▶ [Short problem] Extract, without alteration, each line from the start of the listing to the line bearing "59.7, 62.7, 64.4];".

▶ [Data block]

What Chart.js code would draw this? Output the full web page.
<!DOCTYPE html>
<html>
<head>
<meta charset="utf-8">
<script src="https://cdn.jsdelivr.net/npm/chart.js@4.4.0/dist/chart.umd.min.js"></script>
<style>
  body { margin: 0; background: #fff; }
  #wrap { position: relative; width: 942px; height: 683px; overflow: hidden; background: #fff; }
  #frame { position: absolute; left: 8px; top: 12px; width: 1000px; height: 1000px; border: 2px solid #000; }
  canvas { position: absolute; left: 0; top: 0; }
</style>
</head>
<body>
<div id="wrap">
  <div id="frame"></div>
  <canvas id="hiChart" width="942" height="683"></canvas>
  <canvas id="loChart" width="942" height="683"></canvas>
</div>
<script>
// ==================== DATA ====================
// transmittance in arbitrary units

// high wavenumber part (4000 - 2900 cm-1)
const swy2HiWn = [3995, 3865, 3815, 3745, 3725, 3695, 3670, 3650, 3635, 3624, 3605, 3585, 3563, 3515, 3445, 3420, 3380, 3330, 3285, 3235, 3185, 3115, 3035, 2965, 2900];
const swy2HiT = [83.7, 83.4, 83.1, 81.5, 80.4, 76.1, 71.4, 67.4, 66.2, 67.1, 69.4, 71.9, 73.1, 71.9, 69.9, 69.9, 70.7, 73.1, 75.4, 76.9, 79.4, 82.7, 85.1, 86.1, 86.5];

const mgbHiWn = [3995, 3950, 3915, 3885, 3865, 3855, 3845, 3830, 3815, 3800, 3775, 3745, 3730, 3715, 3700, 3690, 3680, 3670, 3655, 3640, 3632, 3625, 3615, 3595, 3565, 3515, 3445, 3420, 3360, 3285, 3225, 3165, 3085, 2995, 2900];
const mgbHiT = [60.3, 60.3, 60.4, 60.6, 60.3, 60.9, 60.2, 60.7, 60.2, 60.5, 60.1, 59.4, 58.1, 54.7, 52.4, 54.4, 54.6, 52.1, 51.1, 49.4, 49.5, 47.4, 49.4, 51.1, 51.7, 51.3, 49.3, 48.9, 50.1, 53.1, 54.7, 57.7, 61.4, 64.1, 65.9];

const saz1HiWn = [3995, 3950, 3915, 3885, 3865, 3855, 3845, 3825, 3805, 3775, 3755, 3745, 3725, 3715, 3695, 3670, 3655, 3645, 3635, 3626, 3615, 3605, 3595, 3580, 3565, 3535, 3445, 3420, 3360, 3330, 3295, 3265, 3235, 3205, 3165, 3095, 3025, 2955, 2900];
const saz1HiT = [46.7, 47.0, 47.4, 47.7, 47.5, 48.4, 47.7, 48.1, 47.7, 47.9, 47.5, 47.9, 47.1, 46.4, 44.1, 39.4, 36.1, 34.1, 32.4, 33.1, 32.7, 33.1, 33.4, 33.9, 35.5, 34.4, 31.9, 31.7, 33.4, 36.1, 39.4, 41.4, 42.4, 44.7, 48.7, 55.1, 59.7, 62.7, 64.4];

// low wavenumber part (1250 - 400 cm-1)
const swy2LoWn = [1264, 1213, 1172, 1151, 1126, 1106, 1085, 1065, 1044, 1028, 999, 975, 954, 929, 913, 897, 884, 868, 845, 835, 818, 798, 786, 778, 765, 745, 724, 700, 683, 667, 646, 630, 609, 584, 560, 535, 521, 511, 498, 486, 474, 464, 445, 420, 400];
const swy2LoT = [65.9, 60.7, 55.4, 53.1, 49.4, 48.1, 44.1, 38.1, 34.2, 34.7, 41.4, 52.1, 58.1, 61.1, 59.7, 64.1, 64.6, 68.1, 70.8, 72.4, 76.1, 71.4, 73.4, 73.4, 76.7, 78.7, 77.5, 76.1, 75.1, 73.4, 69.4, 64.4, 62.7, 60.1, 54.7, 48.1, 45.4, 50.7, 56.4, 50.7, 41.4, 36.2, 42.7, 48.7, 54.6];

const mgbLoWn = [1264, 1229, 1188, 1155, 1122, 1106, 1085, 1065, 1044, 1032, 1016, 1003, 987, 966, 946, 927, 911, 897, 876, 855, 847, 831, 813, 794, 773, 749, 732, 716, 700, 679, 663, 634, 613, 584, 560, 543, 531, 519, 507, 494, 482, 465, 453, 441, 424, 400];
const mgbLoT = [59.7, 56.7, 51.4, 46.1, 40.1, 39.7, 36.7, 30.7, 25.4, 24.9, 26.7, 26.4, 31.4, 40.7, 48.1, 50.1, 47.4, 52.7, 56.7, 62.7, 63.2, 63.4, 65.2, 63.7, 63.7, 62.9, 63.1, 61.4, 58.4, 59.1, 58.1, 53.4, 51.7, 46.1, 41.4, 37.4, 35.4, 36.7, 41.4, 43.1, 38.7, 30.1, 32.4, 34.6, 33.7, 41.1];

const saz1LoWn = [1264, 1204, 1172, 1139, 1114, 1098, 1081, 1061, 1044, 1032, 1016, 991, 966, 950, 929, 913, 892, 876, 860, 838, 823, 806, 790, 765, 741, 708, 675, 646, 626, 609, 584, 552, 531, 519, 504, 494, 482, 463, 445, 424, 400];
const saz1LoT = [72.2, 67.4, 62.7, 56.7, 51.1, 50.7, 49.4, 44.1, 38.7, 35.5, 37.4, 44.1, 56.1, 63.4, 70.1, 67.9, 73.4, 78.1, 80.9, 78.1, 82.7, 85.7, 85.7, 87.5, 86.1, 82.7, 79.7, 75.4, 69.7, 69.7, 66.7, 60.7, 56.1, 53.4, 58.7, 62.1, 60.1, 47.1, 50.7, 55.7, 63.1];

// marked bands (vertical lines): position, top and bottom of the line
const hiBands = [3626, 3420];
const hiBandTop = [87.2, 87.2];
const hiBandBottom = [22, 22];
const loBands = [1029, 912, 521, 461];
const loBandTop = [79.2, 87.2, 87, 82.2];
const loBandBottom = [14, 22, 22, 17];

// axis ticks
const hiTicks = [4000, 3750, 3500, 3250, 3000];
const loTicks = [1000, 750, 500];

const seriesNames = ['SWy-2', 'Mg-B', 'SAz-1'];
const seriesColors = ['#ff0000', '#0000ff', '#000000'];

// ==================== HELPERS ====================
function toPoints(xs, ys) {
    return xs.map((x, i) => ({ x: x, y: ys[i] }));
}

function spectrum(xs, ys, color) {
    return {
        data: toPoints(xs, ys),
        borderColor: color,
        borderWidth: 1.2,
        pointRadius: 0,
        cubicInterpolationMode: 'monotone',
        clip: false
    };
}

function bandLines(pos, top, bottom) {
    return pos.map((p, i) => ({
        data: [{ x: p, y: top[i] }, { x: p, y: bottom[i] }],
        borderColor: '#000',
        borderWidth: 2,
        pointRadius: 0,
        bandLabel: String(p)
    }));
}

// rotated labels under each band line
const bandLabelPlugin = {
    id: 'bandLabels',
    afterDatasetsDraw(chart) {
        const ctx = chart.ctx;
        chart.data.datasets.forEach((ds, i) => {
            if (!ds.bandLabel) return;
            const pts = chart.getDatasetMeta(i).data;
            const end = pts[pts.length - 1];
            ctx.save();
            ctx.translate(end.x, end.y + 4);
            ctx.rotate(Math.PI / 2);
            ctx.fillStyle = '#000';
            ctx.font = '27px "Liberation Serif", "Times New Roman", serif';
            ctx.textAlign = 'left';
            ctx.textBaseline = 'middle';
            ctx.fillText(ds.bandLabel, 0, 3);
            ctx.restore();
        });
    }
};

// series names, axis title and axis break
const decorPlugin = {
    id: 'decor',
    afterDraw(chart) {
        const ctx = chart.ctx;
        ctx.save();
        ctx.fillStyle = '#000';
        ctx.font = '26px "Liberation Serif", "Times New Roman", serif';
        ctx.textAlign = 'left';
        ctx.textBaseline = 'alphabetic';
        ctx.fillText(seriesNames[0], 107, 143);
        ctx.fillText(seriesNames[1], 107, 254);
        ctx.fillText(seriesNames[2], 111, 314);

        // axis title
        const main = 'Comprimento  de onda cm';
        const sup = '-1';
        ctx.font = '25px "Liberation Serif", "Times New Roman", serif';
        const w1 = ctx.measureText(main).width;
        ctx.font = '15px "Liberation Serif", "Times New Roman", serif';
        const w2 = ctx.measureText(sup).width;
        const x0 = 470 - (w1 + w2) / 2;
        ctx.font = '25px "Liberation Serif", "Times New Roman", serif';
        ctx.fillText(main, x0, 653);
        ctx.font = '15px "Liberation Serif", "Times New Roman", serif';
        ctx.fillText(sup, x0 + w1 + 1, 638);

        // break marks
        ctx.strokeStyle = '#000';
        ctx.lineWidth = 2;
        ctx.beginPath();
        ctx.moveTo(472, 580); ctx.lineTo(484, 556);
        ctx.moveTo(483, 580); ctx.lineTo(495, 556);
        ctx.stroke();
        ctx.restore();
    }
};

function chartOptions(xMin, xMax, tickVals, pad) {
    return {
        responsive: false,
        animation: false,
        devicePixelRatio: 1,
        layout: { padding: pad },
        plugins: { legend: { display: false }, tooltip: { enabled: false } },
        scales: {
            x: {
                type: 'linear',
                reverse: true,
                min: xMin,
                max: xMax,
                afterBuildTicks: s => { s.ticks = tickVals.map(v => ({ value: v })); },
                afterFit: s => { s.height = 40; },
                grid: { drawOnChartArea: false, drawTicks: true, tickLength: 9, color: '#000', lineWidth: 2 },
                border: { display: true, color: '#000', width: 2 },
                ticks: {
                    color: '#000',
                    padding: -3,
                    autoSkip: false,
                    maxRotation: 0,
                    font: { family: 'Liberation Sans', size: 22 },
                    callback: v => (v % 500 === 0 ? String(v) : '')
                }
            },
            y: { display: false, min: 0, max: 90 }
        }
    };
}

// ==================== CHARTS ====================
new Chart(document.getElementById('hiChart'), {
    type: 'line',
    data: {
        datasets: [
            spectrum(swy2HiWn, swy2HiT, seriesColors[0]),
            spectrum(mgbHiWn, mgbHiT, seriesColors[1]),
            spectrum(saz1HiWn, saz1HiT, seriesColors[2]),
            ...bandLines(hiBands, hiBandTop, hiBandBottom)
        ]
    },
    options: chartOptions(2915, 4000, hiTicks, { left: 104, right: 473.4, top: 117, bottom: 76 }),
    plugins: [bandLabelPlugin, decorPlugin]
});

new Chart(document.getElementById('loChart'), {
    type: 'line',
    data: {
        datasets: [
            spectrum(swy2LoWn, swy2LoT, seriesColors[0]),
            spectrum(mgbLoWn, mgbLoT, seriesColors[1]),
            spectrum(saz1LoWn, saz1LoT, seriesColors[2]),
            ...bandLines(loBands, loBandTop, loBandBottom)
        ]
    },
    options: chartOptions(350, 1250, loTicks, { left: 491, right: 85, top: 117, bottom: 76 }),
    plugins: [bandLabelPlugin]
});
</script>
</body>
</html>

▶ [Exercise result]
What Chart.js code would draw this? Output the full web page.
<!DOCTYPE html>
<html>
<head>
<meta charset="utf-8">
<script src="https://cdn.jsdelivr.net/npm/chart.js@4.4.0/dist/chart.umd.min.js"></script>
<style>
  body { margin: 0; background: #fff; }
  #wrap { position: relative; width: 942px; height: 683px; overflow: hidden; background: #fff; }
  #frame { position: absolute; left: 8px; top: 12px; width: 1000px; height: 1000px; border: 2px solid #000; }
  canvas { position: absolute; left: 0; top: 0; }
</style>
</head>
<body>
<div id="wrap">
  <div id="frame"></div>
  <canvas id="hiChart" width="942" height="683"></canvas>
  <canvas id="loChart" width="942" height="683"></canvas>
</div>
<script>
// ==================== DATA ====================
// transmittance in arbitrary units

// high wavenumber part (4000 - 2900 cm-1)
const swy2HiWn = [3995, 3865, 3815, 3745, 3725, 3695, 3670, 3650, 3635, 3624, 3605, 3585, 3563, 3515, 3445, 3420, 3380, 3330, 3285, 3235, 3185, 3115, 3035, 2965, 2900];
const swy2HiT = [83.7, 83.4, 83.1, 81.5, 80.4, 76.1, 71.4, 67.4, 66.2, 67.1, 69.4, 71.9, 73.1, 71.9, 69.9, 69.9, 70.7, 73.1, 75.4, 76.9, 79.4, 82.7, 85.1, 86.1, 86.5];

const mgbHiWn = [3995, 3950, 3915, 3885, 3865, 3855, 3845, 3830, 3815, 3800, 3775, 3745, 3730, 3715, 3700, 3690, 3680, 3670, 3655, 3640, 3632, 3625, 3615, 3595, 3565, 3515, 3445, 3420, 3360, 3285, 3225, 3165, 3085, 2995, 2900];
const mgbHiT = [60.3, 60.3, 60.4, 60.6, 60.3, 60.9, 60.2, 60.7, 60.2, 60.5, 60.1, 59.4, 58.1, 54.7, 52.4, 54.4, 54.6, 52.1, 51.1, 49.4, 49.5, 47.4, 49.4, 51.1, 51.7, 51.3, 49.3, 48.9, 50.1, 53.1, 54.7, 57.7, 61.4, 64.1, 65.9];

const saz1HiWn = [3995, 3950, 3915, 3885, 3865, 3855, 3845, 3825, 3805, 3775, 3755, 3745, 3725, 3715, 3695, 3670, 3655, 3645, 3635, 3626, 3615, 3605, 3595, 3580, 3565, 3535, 3445, 3420, 3360, 3330, 3295, 3265, 3235, 3205, 3165, 3095, 3025, 2955, 2900];
const saz1HiT = [46.7, 47.0, 47.4, 47.7, 47.5, 48.4, 47.7, 48.1, 47.7, 47.9, 47.5, 47.9, 47.1, 46.4, 44.1, 39.4, 36.1, 34.1, 32.4, 33.1, 32.7, 33.1, 33.4, 33.9, 35.5, 34.4, 31.9, 31.7, 33.4, 36.1, 39.4, 41.4, 42.4, 44.7, 48.7, 55.1, 59.7, 62.7, 64.4];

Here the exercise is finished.